How can I find STEM experts to be café speakers? 

You may be surprised!  Your local STEM experts have jobs in areas that range from academics to service industries.  From doctors to scientists to farmers to city workers, STEM is integral to a whole host of careers.  Inviting a variety of presenters to your teen science cafe will not only provide an opportunity for your teens to see a broader view of their world and future, but will also create a real connection between your science café program and your community

How do you define a STEM expert?

Look for science in everyday life.  Anyone who uses science, technology, engineering or math in their work is a STEM expert who can provide insights to teens about our world and their future in it.  


Can slightly younger (middle school) or older (college freshman) young people qualify as participants in a Teen Science Café? 

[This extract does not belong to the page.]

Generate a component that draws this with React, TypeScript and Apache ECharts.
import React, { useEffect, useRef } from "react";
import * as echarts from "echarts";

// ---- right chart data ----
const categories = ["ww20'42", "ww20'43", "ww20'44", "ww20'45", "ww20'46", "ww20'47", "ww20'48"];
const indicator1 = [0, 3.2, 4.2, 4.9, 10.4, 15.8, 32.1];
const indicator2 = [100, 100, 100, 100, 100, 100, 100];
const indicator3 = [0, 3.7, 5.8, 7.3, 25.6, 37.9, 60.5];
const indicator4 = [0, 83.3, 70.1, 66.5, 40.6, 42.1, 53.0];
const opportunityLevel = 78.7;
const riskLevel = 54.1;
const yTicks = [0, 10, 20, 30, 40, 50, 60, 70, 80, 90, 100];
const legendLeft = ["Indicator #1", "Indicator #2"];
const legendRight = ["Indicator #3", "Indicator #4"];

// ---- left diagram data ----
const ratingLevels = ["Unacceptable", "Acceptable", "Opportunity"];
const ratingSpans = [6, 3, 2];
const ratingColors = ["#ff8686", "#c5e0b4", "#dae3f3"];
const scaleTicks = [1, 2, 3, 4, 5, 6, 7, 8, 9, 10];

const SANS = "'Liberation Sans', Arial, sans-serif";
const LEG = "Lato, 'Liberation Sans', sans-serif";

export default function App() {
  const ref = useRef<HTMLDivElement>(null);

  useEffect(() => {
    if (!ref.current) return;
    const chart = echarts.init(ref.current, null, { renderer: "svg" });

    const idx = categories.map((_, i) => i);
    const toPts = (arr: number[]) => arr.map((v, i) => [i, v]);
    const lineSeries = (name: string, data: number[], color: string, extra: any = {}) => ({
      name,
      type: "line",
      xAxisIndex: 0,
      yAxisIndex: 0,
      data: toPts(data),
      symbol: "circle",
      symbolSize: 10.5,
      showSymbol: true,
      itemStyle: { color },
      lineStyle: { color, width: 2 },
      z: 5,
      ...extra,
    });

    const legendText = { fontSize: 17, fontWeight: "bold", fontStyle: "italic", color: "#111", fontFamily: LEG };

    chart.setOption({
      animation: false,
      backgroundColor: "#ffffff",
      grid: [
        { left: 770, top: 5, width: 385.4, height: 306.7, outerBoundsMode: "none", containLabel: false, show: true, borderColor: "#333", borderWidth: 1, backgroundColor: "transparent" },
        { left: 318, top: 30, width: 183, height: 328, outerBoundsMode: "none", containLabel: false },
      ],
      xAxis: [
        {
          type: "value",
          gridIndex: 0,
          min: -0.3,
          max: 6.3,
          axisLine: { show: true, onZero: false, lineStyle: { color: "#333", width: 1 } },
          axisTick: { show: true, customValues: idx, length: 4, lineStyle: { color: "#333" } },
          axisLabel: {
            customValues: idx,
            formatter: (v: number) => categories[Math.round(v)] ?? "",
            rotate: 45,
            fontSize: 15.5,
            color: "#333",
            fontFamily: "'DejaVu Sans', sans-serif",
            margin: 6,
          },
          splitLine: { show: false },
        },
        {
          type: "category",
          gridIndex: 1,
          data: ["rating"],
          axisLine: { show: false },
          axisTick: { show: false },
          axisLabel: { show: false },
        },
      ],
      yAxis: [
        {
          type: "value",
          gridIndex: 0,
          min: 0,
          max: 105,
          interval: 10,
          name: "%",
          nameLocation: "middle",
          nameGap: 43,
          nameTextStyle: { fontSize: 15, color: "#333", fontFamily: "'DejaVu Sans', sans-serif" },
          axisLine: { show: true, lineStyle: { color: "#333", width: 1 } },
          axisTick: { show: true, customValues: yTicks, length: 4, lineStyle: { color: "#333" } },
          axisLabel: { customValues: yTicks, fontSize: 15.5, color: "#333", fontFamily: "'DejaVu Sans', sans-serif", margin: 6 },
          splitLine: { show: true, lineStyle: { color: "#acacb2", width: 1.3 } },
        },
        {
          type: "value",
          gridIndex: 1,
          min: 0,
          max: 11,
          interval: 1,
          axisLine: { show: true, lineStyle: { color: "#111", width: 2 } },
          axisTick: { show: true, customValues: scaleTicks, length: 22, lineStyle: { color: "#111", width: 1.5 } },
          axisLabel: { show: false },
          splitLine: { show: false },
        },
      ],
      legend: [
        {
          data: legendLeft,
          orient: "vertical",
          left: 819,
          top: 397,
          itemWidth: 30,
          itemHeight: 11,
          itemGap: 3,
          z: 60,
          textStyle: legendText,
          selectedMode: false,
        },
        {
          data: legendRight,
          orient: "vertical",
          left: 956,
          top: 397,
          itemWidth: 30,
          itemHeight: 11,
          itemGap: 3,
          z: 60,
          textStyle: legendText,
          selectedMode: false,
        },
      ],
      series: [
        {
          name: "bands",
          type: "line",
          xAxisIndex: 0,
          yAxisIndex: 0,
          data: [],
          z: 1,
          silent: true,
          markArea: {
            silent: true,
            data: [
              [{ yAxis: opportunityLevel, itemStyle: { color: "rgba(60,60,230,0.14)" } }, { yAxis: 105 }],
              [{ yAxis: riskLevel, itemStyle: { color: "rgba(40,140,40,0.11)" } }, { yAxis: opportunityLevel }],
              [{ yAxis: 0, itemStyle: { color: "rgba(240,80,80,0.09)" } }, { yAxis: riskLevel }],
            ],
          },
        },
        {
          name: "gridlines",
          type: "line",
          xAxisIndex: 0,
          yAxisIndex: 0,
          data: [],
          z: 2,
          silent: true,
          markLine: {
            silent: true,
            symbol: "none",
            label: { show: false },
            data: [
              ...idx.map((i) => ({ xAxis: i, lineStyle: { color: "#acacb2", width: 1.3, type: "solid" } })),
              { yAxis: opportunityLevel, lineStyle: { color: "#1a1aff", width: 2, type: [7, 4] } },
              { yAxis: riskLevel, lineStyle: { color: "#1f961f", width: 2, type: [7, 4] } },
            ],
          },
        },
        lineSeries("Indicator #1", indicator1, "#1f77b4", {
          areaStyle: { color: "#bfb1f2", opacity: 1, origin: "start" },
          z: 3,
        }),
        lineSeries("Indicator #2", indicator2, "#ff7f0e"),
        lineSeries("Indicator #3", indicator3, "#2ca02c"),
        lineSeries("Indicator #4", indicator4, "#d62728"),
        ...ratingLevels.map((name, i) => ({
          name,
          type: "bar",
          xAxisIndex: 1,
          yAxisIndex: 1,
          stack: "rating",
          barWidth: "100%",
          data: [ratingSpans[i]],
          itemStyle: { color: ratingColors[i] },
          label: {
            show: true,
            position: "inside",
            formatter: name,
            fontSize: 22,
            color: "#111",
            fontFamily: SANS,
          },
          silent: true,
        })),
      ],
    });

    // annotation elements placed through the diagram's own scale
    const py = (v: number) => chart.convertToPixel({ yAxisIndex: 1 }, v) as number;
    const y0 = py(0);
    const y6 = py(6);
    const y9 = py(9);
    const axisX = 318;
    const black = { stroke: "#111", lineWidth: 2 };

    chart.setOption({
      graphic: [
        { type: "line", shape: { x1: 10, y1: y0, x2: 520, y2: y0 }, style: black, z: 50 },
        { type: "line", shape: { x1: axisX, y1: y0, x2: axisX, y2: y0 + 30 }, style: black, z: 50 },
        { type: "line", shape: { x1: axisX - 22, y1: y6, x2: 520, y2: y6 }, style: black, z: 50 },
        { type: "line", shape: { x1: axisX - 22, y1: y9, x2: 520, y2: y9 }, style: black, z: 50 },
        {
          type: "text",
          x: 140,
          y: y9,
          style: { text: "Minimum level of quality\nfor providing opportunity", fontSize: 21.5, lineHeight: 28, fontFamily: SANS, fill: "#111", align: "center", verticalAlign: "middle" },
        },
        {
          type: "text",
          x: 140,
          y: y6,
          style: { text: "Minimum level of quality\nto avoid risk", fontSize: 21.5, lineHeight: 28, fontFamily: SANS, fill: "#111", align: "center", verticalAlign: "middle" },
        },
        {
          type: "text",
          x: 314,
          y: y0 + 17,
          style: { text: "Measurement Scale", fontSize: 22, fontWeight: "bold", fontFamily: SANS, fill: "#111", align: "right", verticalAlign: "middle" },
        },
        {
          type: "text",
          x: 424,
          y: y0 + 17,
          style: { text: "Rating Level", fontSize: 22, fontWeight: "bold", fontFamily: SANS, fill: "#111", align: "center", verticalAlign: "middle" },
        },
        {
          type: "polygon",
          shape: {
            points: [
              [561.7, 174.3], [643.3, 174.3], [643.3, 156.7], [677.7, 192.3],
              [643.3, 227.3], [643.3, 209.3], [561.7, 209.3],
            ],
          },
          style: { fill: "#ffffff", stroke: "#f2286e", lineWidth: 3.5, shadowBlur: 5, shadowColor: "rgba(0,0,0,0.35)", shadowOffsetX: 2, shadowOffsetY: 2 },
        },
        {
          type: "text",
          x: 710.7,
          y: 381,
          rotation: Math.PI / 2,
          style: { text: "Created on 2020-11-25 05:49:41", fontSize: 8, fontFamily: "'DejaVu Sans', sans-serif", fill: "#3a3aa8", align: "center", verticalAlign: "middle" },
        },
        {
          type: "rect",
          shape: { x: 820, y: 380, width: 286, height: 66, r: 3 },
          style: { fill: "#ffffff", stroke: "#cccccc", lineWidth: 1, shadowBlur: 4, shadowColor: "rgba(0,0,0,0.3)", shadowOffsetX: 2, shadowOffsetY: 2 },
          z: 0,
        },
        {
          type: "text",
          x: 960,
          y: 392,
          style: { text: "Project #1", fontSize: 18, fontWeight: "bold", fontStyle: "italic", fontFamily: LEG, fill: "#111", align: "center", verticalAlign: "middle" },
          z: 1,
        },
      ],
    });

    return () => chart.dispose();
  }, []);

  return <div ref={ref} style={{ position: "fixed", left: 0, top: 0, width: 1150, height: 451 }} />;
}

Yes – Pre-teens and early college teens can participate in science café programs geared towards their age groups.  The younger participants will have more time to grow into full teen leadership roles as they move into their high school years.  Early college age students will have unique opportunities to interact with STEM experts and to fully understand what will be required to move into a future career. We will also train and mentor new adult leaders so that they can design their café programs to accommodate different age groups while keeping key elements of the teen science café model.

Can Teen Science Café programs partner with other community youth programs?

Yes! You can augment various types of existing teen programs with TSCs.  From scout & 4H projects to youth volunteer corps activities, regular science cafes will provide expert presenters on related topics that will enhance teens’ understanding of their current projects.  Don’t be afraid to add artistic or cultural perspectives to your STEM topics.